_PROBLEM TO SOLVE_
Each line below should be quoted exactly, please.

++++

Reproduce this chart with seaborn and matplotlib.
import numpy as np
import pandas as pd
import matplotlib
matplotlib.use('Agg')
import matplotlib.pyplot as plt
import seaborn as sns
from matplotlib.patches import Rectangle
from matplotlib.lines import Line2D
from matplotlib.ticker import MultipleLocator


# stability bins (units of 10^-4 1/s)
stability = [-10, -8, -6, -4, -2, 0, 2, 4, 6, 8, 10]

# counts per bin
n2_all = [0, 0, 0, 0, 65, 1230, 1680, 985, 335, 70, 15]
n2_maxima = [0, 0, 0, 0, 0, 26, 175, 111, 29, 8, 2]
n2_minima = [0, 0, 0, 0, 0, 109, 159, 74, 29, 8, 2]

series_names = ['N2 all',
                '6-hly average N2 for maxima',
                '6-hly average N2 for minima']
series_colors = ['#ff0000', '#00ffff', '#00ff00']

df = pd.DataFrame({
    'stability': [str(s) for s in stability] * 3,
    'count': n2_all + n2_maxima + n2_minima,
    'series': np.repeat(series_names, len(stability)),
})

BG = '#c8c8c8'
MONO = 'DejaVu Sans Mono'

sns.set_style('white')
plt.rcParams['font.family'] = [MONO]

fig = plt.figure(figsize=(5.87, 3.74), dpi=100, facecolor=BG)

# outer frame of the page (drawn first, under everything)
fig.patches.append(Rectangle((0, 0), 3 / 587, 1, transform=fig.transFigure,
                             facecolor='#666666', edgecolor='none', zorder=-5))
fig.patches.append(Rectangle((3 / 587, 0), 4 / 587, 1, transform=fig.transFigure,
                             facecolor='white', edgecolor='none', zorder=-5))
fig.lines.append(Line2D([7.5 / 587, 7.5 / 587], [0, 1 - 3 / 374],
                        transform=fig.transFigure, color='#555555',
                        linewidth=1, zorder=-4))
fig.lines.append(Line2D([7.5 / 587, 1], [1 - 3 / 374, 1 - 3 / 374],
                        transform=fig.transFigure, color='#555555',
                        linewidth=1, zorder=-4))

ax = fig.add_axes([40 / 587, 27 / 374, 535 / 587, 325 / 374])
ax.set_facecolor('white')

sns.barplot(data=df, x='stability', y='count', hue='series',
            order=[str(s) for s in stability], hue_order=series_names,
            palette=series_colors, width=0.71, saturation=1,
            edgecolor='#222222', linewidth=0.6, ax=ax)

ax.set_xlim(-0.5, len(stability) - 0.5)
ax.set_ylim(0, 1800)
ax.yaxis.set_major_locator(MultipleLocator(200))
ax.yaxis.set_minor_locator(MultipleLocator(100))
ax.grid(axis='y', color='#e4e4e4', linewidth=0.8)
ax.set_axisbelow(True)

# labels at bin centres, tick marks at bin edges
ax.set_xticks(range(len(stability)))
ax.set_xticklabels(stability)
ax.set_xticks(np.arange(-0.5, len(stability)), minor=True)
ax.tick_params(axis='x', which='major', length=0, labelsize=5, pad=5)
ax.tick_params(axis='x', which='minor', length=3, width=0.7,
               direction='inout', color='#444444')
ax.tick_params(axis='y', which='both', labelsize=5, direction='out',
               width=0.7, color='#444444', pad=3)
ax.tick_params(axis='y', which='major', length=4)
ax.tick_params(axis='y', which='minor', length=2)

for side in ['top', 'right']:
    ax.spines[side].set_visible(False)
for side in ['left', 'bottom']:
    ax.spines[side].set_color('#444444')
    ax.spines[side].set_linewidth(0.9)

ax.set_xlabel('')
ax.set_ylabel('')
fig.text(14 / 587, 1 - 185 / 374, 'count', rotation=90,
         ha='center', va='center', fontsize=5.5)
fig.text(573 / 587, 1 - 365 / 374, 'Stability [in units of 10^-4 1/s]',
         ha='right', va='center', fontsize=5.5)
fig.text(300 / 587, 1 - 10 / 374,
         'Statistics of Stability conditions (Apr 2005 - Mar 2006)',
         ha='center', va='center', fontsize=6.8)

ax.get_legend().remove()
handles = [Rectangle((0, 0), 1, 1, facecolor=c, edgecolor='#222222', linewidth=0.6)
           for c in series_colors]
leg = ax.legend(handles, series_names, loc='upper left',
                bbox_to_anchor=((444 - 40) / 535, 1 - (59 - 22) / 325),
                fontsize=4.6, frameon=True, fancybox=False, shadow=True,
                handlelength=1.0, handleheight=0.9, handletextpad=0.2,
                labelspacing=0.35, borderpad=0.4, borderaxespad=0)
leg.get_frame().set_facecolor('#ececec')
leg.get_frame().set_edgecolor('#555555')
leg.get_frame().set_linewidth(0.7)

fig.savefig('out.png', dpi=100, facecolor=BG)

++++

_RESULT FOR THIS TASK_
Reproduce this chart with seaborn and matplotlib.
import numpy as np
import pandas as pd
import matplotlib
matplotlib.use('Agg')
import matplotlib.pyplot as plt
import seaborn as sns
from matplotlib.patches import Rectangle
from matplotlib.lines import Line2D
from matplotlib.ticker import MultipleLocator


# stability bins (units of 10^-4 1/s)
stability = [-10, -8, -6, -4, -2, 0, 2, 4, 6, 8, 10]

# counts per bin
n2_all = [0, 0, 0, 0, 65, 1230, 1680, 985, 335, 70, 15]
n2_maxima = [0, 0, 0, 0, 0, 26, 175, 111, 29, 8, 2]
n2_minima = [0, 0, 0, 0, 0, 109, 159, 74, 29, 8, 2]

series_names = ['N2 all',
                '6-hly average N2 for maxima',
                '6-hly average N2 for minima']
series_colors = ['#ff0000', '#00ffff', '#00ff00']

df = pd.DataFrame({
    'stability': [str(s) for s in stability] * 3,
    'count': n2_all + n2_maxima + n2_minima,
    'series': np.repeat(series_names, len(stability)),
})

BG = '#c8c8c8'
MONO = 'DejaVu Sans Mono'

sns.set_style('white')
plt.rcParams['font.family'] = [MONO]

fig = plt.figure(figsize=(5.87, 3.74), dpi=100, facecolor=BG)

# outer frame of the page (drawn first, under everything)
fig.patches.append(Rectangle((0, 0), 3 / 587, 1, transform=fig.transFigure,
                             facecolor='#666666', edgecolor='none', zorder=-5))
fig.patches.append(Rectangle((3 / 587, 0), 4 / 587, 1, transform=fig.transFigure,
                             facecolor='white', edgecolor='none', zorder=-5))
fig.lines.append(Line2D([7.5 / 587, 7.5 / 587], [0, 1 - 3 / 374],
                        transform=fig.transFigure, color='#555555',
                        linewidth=1, zorder=-4))
fig.lines.append(Line2D([7.5 / 587, 1], [1 - 3 / 374, 1 - 3 / 374],
                        transform=fig.transFigure, color='#555555',
                        linewidth=1, zorder=-4))

ax = fig.add_axes([40 / 587, 27 / 374, 535 / 587, 325 / 374])
ax.set_facecolor('white')

sns.barplot(data=df, x='stability', y='count', hue='series',
            order=[str(s) for s in stability], hue_order=series_names,
            palette=series_colors, width=0.71, saturation=1,
            edgecolor='#222222', linewidth=0.6, ax=ax)

ax.set_xlim(-0.5, len(stability) - 0.5)
ax.set_ylim(0, 1800)
ax.yaxis.set_major_locator(MultipleLocator(200))
ax.yaxis.set_minor_locator(MultipleLocator(100))
ax.grid(axis='y', color='#e4e4e4', linewidth=0.8)
ax.set_axisbelow(True)

# labels at bin centres, tick marks at bin edges
ax.set_xticks(range(len(stability)))
ax.set_xticklabels(stability)
ax.set_xticks(np.arange(-0.5, len(stability)), minor=True)
ax.tick_params(axis='x', which='major', length=0, labelsize=5, pad=5)
ax.tick_params(axis='x', which='minor', length=3, width=0.7,
               direction='inout', color='#444444')
ax.tick_params(axis='y', which='both', labelsize=5, direction='out',
               width=0.7, color='#444444', pad=3)
ax.tick_params(axis='y', which='major', length=4)
ax.tick_params(axis='y', which='minor', length=2)

for side in ['top', 'right']:
    ax.spines[side].set_visible(False)
for side in ['left', 'bottom']:
    ax.spines[side].set_color('#444444')
    ax.spines[side].set_linewidth(0.9)

ax.set_xlabel('')
ax.set_ylabel('')
fig.text(14 / 587, 1 - 185 / 374, 'count', rotation=90,
         ha='center', va='center', fontsize=5.5)
fig.text(573 / 587, 1 - 365 / 374, 'Stability [in units of 10^-4 1/s]',
         ha='right', va='center', fontsize=5.5)
fig.text(300 / 587, 1 - 10 / 374,
         'Statistics of Stability conditions (Apr 2005 - Mar 2006)',
         ha='center', va='center', fontsize=6.8)

ax.get_legend().remove()
handles = [Rectangle((0, 0), 1, 1, facecolor=c, edgecolor='#222222', linewidth=0.6)
           for c in series_colors]
leg = ax.legend(handles, series_names, loc='upper left',
                bbox_to_anchor=((444 - 40) / 535, 1 - (59 - 22) / 325),
                fontsize=4.6, frameon=True, fancybox=False, shadow=True,
                handlelength=1.0, handleheight=0.9, handletextpad=0.2,
                labelspacing=0.35, borderpad=0.4, borderaxespad=0)
leg.get_frame().set_facecolor('#ececec')
leg.get_frame().set_edgecolor('#555555')
leg.get_frame().set_linewidth(0.7)

fig.savefig('out.png', dpi=100, facecolor=BG)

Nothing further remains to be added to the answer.